Manie (nom féminin) : "Goût excessif, déraisonnable pour quelque chose." Cette newsletter porte bien son nom, puisqu’elle compile toutes ces (jolies) choses et personnes (passionnantes) qui m’obsèdent. En ce moment ? Le magazine MacGuffin.
J’ai toujours aimé les magazines indépendants. Ceux qui racontent (et pensent) les choses différemment. Et puis un jour je suis tombée sur MacGuffin — et j’ai eu un gros coup de cœur. J’ai développé pour la revue une (grosse) manie, qui ne m’a jamais vraiment quittée. C’est donc tout naturellement que j’ai échangé avec Kirsten Algera, la rédactrice en cheffe.
Comment l'aventure MacGuffin a-t-elle commencé ?
C’était il y a huit ans. Nous étions principalement inspirés, ou plutôt pas assez inspirés, par le monde encombré du design dans lequel nous travaillions. Nous avions l'impression que l'industrie était surtout obsédée par le succès commercial des designers vedettes et des nouvelles chaises à la mode.

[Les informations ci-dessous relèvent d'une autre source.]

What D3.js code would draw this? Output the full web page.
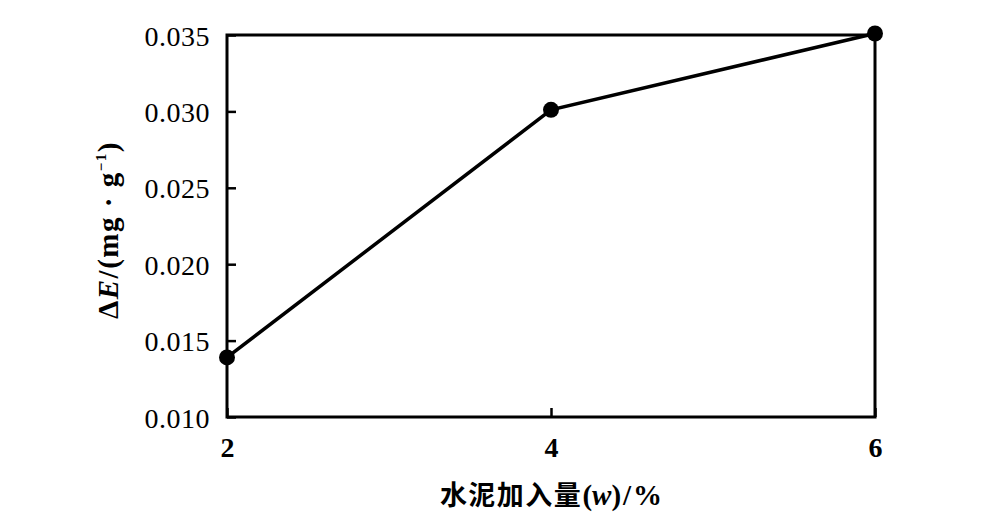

À contrario, qu’est-ce qui vous inspirez à l’époque ?
Nous étions davantage fascinés par la vie après la mort des objets, plutôt que par leur aspect novateur. Comment sont-ils utilisés ? À quoi ressemble le monde lorsque vous l'observez à travers les objets qui vous entourent ? Nous avons ressenti le besoin de créer une plateforme pour proposer une autre définition du design. Nous avons pensé à un magazine et lancé l'idée à quelques connaissances. Bon nombre nous a dit : “Mais vous êtes fous ! Un magazine ? Pourquoi ne pas créer un site internet ? Faites une exposition ! Pourquoi sacrifier des milliers de kilos de papier ?”
Mais vous êtes allés au bout de votre idée.
Oui, car nous étions convaincus qu'un magazine serait le meilleur support pour exposer nos recherches, des lectures plus longues et les essais visuels que nous avions en tête. Nous voulions en quelque sorte faire une exposition mobile. Quelque chose que l'on puisse garder et emporter avec soi. Pour y parvenir, nous avons pensé qu'il valait mieux associer chaque magazine à un objet.
Si vous deviez décrire MacGuffin en une phrase, que diriez-vous ?
C’est un magazine sur la vie des choses.
D’ailleurs, que signifie MacGuffin ?
Alfred Hitchcock a inventé le mot "MacGuffin" pour désigner un objet qui, dans un film, trouble la narration. Nous avons emprunté ce nom parce que nous voulions créer une plateforme qui ne s'intéresse pas tant à la conception des objets, mais plutôt aux histoires qui en découlent.
Ernst [le co-fondateur, ndlr] et vous venez du monde du design : comment cela influence-t-il le travail que vous faites aujourd'hui pour MacGuffin ?
En 2015, nous avions une relation amour-haine avec le monde du design — ce qui a d’ailleurs été le point de départ de nos réflexions. Aujourd'hui, nous pensons que le monde du design a beaucoup changé. Nous organisons de nombreux ateliers avec des étudiants et la plupart d'entre eux ont une attitude complètement différente vis-à-vis du design, avec un grand D. Ils s'intéressent à la recherche contextuelle, à la géopolitique, se posent de nouvelles questions, mais ne s’attardent pas tant sur les formes inédites que les objets peuvent prendre ou sur les nouveautés.
Comment choisissez-vous ceux sur lesquels vous voulez travailler ?
Ils doivent présenter une certaine ambiguïté et jouer différents rôles, dans différents contextes. Notre liste est longue : je pense que nous pourrions faire un magazine sur n'importe quel objet. La plupart du temps, nous commençons par faire des recherches, puis presque chaque numéro débute par une œuvre ou un texte qui nous inspire.
Est-ce que vous avez un exemple ?
‘The Sink’ [numéro 4, ndlr] a commencé avec “Les villes invisibles”, de l'écrivain italien Italo Calvino. Il parle d'une ville souterraine entièrement constituée de tuyaux — "une forêt de tuyaux". Cette image, et l'idée qu'il existe un monde entre l'ici et l'ailleurs, nous a fascinés.